Cependant, le 23 novembre 2009, Monsieur [U] [I] prend l'initiative de rompre le contrat alors qu'il ne peut être fait grief à l'employeur de ne pas s'être positionné dans le bref délai de 14 jours, entre les deux options qui lui étaient offertes, décision exigeant un temps de réflexion suffisant compte tenu de son statut de salarié protégé et de son ancienneté.
En conséquence, il ne peut être fait grief à l'employeur de ne pas avoir respecté la procédure spécifique au salarié protégé.

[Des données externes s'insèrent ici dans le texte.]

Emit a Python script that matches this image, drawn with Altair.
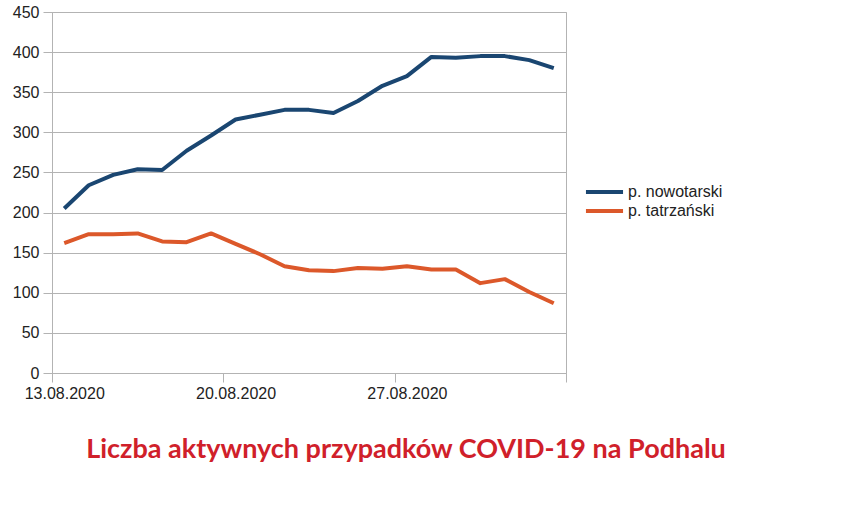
import altair as alt
import pandas as pd

dates = ["13.08.2020", "14.08.2020", "15.08.2020", "16.08.2020", "17.08.2020",
         "18.08.2020", "19.08.2020", "20.08.2020", "21.08.2020", "22.08.2020",
         "23.08.2020", "24.08.2020", "25.08.2020", "26.08.2020", "27.08.2020",
         "28.08.2020", "29.08.2020", "30.08.2020", "31.08.2020", "01.09.2020",
         "02.09.2020"]
nowotarski = [205, 234, 247, 254, 253, 277, 296, 316, 322, 328, 328, 324, 339,
              358, 370, 394, 393, 395, 395, 390, 380]
tatrzanski = [162, 173, 173, 174, 164, 163, 174, 161, 148, 133, 128, 127, 131,
              130, 133, 129, 129, 112, 117, 101, 87]
series_names = ["p. nowotarski", "p. tatrzański"]
series_colors = ["#1a4671", "#dc582a"]
labeled_dates = ["13.08.2020", "20.08.2020", "27.08.2020"]
title_text = "Liczba aktywnych przypadków COVID-19 na Podhalu"

rows = []
for i, d in enumerate(dates):
    rows.append({"day": i, "date": d, "series": series_names[0], "value": nowotarski[i]})
    rows.append({"day": i, "date": d, "series": series_names[1], "value": tatrzanski[i]})
df = pd.DataFrame(rows)

n = len(dates)
# tick at the start of each labelled day's band, plus the end of the last band
tick_vals = [dates.index(d) - 0.5 for d in labeled_dates] + [n - 0.5]
label_expr = " : ".join(
    f"abs(datum.value - ({dates.index(d) - 0.5})) < 0.01 ? '{d}'" for d in labeled_dates
) + " : ''"

W, H = 514, 361
LEFT, TOP = 52, 12
FONT = "Liberation Sans"

chart = alt.Chart(df).mark_line(strokeWidth=4, strokeJoin="round").encode(
    x=alt.X("day:Q",
            scale=alt.Scale(domain=[-0.5, n - 0.5], nice=False, zero=False),
            axis=alt.Axis(values=tick_vals, labelExpr=label_expr, title=None,
                          grid=False, labelOffset=W / n / 2, labelFlush=False,
                          labelOverlap=False, labelBound=False,
                          tickSize=9, labelPadding=3)),
    y=alt.Y("value:Q",
            scale=alt.Scale(domain=[0, 450], nice=False),
            axis=alt.Axis(values=list(range(0, 451, 50)), title=None,
                          tickSize=9, labelPadding=4)),
    color=alt.Color("series:N",
                    scale=alt.Scale(domain=series_names, range=series_colors),
                    legend=alt.Legend(title=None, orient="none",
                                      legendX=541.5, legendY=169,
                                      symbolType="M-2.06,0H2.06",
                                      symbolSize=324, symbolStrokeWidth=4,
                                      labelOffset=12.5, rowPadding=0,
                                      padding=0, labelFontSize=16,
                                      labelFont=FONT, labelColor="#222222")),
).properties(
    width=W, height=H,
    autosize=alt.AutoSizeParams(type="none"),
    padding={"left": LEFT, "top": TOP, "right": 843 - LEFT - W, "bottom": 509 - TOP - H},
    title=alt.Title(title_text, orient="bottom", anchor="middle", frame="group",
                    offset=36, dx=97, font="Lato", fontSize=27, fontWeight="bold",
                    color="#d0202a", baseline="top"),
).configure_view(
    stroke="#b3b3b3", strokeWidth=1
).configure_axis(
    labelFont=FONT, labelFontSize=16, labelColor="#222222",
    domainColor="#b3b3b3", tickColor="#b3b3b3", gridColor="#b3b3b3",
    domainWidth=1, tickWidth=1, gridWidth=1,
)

chart.save("out.html", embed_options={"renderer": "svg", "actions": False})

En conséquence, il résulte de l'ensemble des dossiers que l'employeur a légitimement souhaité, pour des motifs organisationnels, mettre un terme à une mise à disposition d'un salarié entre deux services et qu'il n'est pas démontré que cette décision ait été prise de mauvaise foi.
Compte tenu du refus formel opposé par Monsieur [U] [I], l'employeur, ainsi qu'il en a informé le salarié était dans l'obligation soit de le conserver à son poste soit d'engager la procédure spéciale de licenciement liée à son statut de salarié protégé ; cependant, court-circuitant l'employeur, Monsieur [U] [I] a décidé, prématurément, de prendre acte de la rupture de son contrat de travail.

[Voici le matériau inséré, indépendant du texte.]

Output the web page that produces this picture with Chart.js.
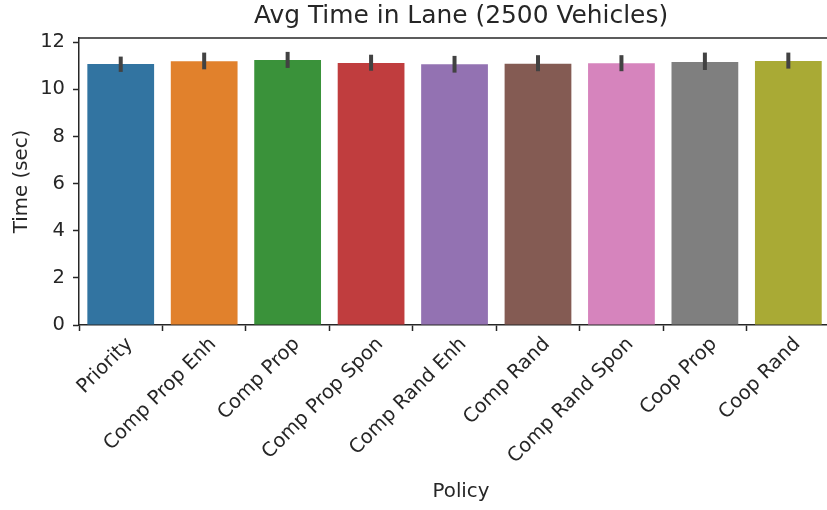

Il y a lieu de confirmer le jugement en ce qu'il a dit que la rupture du contrat de travail produit les effets d'une démission et a débouté Monsieur [U] [I] de l'ensemble de ses demandes au titre de la rupture.
Sur la demande de remboursement de repas :
Monsieur [U] [I] sollicite le remboursement de frais de repas à hauteur de 72 € et produit à l'appui de sa demande une pièce 42 qui ne permet pas de justifier du bien fondé de sa demande.

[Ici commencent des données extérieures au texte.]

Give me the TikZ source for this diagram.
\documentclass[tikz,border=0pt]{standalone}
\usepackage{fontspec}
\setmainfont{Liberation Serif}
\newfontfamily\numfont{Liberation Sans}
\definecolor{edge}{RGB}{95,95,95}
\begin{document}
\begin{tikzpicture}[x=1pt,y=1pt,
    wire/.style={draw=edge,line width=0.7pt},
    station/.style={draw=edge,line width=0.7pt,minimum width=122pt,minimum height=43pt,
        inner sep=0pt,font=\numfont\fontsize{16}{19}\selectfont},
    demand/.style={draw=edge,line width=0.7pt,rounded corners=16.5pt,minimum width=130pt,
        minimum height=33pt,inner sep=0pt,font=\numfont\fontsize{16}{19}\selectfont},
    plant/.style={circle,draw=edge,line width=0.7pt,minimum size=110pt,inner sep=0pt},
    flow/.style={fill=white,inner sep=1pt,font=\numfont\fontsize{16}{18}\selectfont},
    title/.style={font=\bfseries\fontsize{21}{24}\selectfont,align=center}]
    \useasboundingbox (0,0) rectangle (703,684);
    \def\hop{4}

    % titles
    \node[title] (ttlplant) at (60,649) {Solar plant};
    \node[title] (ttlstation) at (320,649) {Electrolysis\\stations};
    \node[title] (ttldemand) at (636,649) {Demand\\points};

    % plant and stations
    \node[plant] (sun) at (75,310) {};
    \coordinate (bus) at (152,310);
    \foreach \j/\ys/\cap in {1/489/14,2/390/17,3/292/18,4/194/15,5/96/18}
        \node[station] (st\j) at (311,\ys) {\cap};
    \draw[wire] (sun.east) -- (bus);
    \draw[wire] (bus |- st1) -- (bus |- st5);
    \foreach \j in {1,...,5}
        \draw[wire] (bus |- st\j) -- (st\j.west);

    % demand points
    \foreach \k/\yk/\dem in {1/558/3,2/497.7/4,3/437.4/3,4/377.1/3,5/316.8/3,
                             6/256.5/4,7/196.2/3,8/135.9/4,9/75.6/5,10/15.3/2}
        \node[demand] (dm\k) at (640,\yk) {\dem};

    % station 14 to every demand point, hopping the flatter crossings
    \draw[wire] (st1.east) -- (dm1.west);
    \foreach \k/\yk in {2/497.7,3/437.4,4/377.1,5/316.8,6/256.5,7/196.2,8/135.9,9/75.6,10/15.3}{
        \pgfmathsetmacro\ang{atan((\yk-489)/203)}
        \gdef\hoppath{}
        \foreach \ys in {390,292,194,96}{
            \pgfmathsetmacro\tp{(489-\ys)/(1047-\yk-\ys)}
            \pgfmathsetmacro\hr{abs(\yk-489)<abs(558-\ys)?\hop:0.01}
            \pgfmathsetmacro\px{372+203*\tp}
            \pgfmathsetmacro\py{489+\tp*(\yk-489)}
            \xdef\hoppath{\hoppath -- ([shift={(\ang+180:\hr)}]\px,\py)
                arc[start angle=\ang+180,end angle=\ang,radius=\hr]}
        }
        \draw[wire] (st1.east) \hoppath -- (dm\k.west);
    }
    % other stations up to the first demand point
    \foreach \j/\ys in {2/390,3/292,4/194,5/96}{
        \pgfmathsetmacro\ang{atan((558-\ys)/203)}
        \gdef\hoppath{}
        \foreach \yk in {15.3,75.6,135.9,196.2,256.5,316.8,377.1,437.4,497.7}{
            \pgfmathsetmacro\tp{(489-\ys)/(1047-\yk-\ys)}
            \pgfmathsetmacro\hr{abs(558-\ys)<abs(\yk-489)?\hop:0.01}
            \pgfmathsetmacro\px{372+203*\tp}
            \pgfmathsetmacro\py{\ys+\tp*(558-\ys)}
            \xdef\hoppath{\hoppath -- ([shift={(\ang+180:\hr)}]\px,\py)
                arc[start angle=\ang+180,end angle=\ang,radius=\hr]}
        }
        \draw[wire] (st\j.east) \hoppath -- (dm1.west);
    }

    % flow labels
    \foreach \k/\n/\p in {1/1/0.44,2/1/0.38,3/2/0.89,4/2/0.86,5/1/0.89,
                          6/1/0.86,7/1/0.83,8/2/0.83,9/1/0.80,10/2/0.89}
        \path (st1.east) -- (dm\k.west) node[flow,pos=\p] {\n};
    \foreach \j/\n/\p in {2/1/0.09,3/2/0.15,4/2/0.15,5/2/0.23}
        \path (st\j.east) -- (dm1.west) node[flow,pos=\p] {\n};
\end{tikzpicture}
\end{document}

Les seules pièces relatives à des frais de repas sont les pièces 22 et 23 au sujet d'un repas pris dans un restaurant de l'association pour un montant de 5,40 € et dont Monsieur [U] [I] n'a pas voulu s'acquitter alors qu'il lui appartenait après paiement d'en solliciter le remboursement auprès de l'employeur.
Il sera en conséquence débouté de ce chef de demande.
Sur les demandes fondées sur l'article 700 du code de procédure civile :
L'équité et la situation économique des parties ne commandent pas de faire droit à la demande fondée sur l'article 700 du code de procédure civile.
PAR CES MOTIFS
La Cour, statuant publiquement, contradictoirement, en matière prud'homale et en dernier ressort,
Reçoit l'appel formé par Monsieur [U] [I] le 14 février 2011.
Confirme le jugement du Conseil de Prud'hommes de Pau en date du 8 février 2011 en toutes ses dispositions.
Dit n'y avoir lieu à application des dispositions fondées sur l'article 700 du code de procédure civile.
Condamne Monsieur [U] [I] aux dépens.
Arrêt signé par Monsieur CHELLE, Président, et par Madame HAUGUEL, greffière, à laquelle la minute de la décision a été remise par le magistrat signataire.